Certain refrigerator appliances also include features for dispensing heated liquid water. The heated liquid water can be used to make hot beverages, such as coffee or tea. However, hot beverages brew or steep at various temperatures. For example, coffee is preferably brewed with water at a high temperature between one hundred and ninety-five degrees Fahrenheit and two hundred and five degrees Fahrenheit. Refrigerators equipped to dispense heated liquid water can operate to hold a volume of water at such high temperatures in order to assist with quickly dispensing heated water for brewing coffee. However, high temperature water is not desirable for all beverages, such as baby formula.
Accordingly, a refrigerator appliance with features for dispensing heated water and for mixing baby formula would be useful. In particular, a method for dispensing heated water from a refrigerator appliance at a temperature suitable for mixing baby formula would be useful.
The present subject matter provides a method for dispensing baby formula at a refrigerator appliance. The method includes loading a baby formula module with baby formula, mounting the baby formula module within a dispenser recess of the refrigerator appliance, detecting the baby formula module with a sensor of the refrigerator appliance, measuring a temperature of water within a hot water tank of the refrigerator appliance, flowing water from the hot water tank to the baby formula module when the temperature of water within the hot water tank is no greater than a temperature limit, and directing a mixture of baby formula and water out of the baby formula module into the dispenser recess. A related refrigerator appliance is also provided. Additional aspects and advantages of the invention will be set forth in part in the following description, or may be apparent from the description, or may be learned through practice of the invention.

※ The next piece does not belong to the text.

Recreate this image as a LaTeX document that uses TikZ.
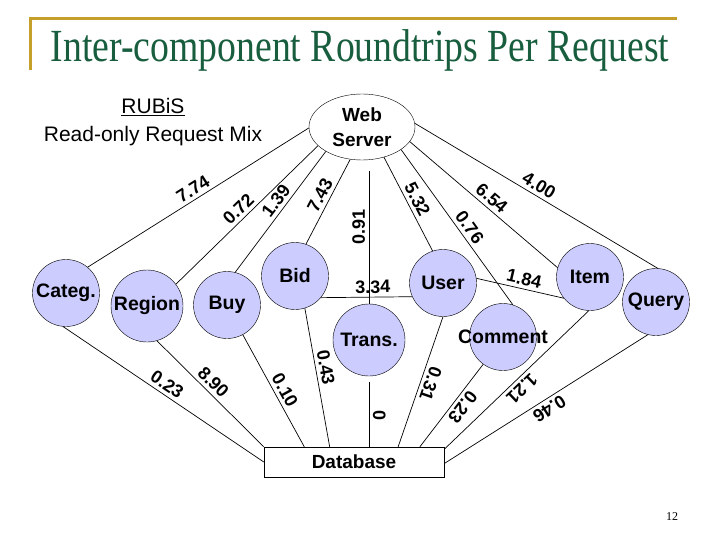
\documentclass[tikz,border=0pt]{standalone}
\usepackage{fontspec}
\setmainfont{Liberation Sans}
\newfontfamily\titlefont{Liberation Serif}
\usetikzlibrary{shapes.geometric}

\definecolor{compfill}{RGB}{204,204,255}
\definecolor{titlegreen}{RGB}{24,94,62}
\definecolor{rulegold}{RGB}{198,158,42}

\tikzstyle{comp} = [circle, draw=black, fill=compfill, minimum size=67pt, inner sep=0pt]
\tikzstyle{every label} = [font=\fontsize{19.5}{20}\selectfont\bfseries]
\tikzstyle{server} = [ellipse, draw=black, minimum width=106pt, minimum height=66pt, inner sep=0pt, align=center, font=\fontsize{19}{25}\selectfont\bfseries]
\tikzstyle{store} = [rectangle, draw=black, minimum width=180pt, minimum height=30pt, font=\fontsize{19}{20}\selectfont\bfseries]
\tikzstyle{link} = [line width=0.7pt]
\tikzstyle{num} = [sloped, above, allow upside down, inner sep=3.5pt, font=\fontsize{18}{18}\selectfont\bfseries]

\begin{document}
\begin{tikzpicture}[x=1pt, y=-1pt]
\useasboundingbox (0,0) rectangle (720,540);

% Title
\draw [rulegold, line width=3pt] (30,70) -- (30,19) -- (677,19);
\node (title) [anchor=base, xscale=0.82, text=titlegreen, font=\titlefont\fontsize{46}{46}\selectfont] at (360,62) {Inter-component Roundtrips Per Request};
\node (rubis) [font=\fontsize{21}{21}\selectfont] at (153,107) {\underline{RUBiS}};
\node (mix) [font=\fontsize{21}{21}\selectfont] at (153,136) {Read-only Request Mix};

% Components
\node (web) [server] at (362,127) {Web\\Server};
\node (categ) [comp, label=center:Categ.] at (66,293) {};
\node (region) [comp, minimum size=72pt, label=center:Region] at (147,306) {};
\node (buy) [comp, label=center:Buy] at (227,305) {};
\node (bid) [comp, label=center:Bid] at (295,276) {};
\node (trans) [comp, minimum size=72pt, label=center:Trans.] at (369,340) {};
\node (user) [comp, label=center:User] at (443,283) {};
\node (comment) [comp, label=center:Comment] at (503,337) {};
\node (item) [comp, label=center:Item] at (590,277) {};
\node (query) [comp, label=center:Query] at (656,302) {};
\node (db) [store] at (354,462) {Database};
\coordinate (wstop) at (369,171);

% Lines to the web server
\draw [link] (categ.50) -- node[num, pos=0.5] {7.74} (web.181);
\draw [link] (region.37) -- node[num, pos=0.49] {0.72} (web.203);
\draw [link] (buy.76) -- node[num, pos=0.54] {1.39} (web.214);
\draw [link] (bid.71) -- node[num, pos=0.52] {7.43} (web.250);
\draw [link] (trans) -- node[num, pos=0.58] {0.91} (wstop);
\draw [link] (web.306) -- node[num, pos=0.5] {5.32} (user.108);
\draw [link] (web.330) -- node[num, pos=0.54] {0.76} (comment.73);
\draw [link] (web.343) -- node[num, pos=0.51] {6.54} (item.164);
\draw [link] (web.4) -- node[num, pos=0.49] {4.00} (query.87);

% Lines between components
\draw [link] (bid.320) -- node[num, pos=0.57] {3.34} (user.204);
\draw [link] (user.8) -- node[num, pos=0.52] {1.84} (item.219);

% Lines to the database
\draw [link] (categ.265) -- node[num, pos=0.49] {0.23} (db.west);
\draw [link] (region.286) -- node[num, pos=0.46] {8.90} (db.north west);
\draw [link] (buy.298) -- node[num, pos=0.54] {0.10} (db.163);
\draw [link] (bid.287) -- node[num, pos=0.44] {0.43} (db.148);
\draw [link, shorten <=6pt] (trans) -- node[num, pos=0.56] {0} (trans |- db.north);
\draw [link] (user.270) -- node[num, pos=0.49] {0.31} (db.19);
\draw [link] (comment.234) -- node[num, pos=0.45] {0.23} (db.13);
\draw [link] (item.268) -- node[num, pos=0.51] {1.21} (db.8);
\draw [link] (query.256) -- node[num, pos=0.51] {0.46} (db.359);

\node (page) [font=\titlefont\fontsize{12}{12}\selectfont] at (672,517) {12};
\end{tikzpicture}
\end{document}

In a first exemplary embodiment, a method for dispensing baby formula at a refrigerator appliance is provided. The method includes loading a baby formula module with baby formula, mounting the baby formula module within a dispenser recess of the refrigerator appliance, detecting the baby formula module with a sensor of the refrigerator appliance, measuring a temperature of water within a hot water tank of the refrigerator appliance, flowing water from the hot water tank to the baby formula module when the temperature of water within the hot water tank is no greater than a temperature limit, and directing a mixture of baby formula and water out of the baby formula module into the dispenser recess.
In a second exemplary embodiment, a refrigerator appliance is provided. The refrigerator appliance includes a cabinet that defines a chilled chamber. A door is mounted to the cabinet. A dispenser is mounted to the door. The dispenser defines a recess. A water heater is disposed within the cabinet and has a conduit that extends to the recess. A baby formula module is mounted to the dispenser at the recess of the dispenser such that heated water from the water heater is receivable within the baby formula module. The baby formula module includes a pod disposed within a body of the baby formula module. The pod is filled with baby formula.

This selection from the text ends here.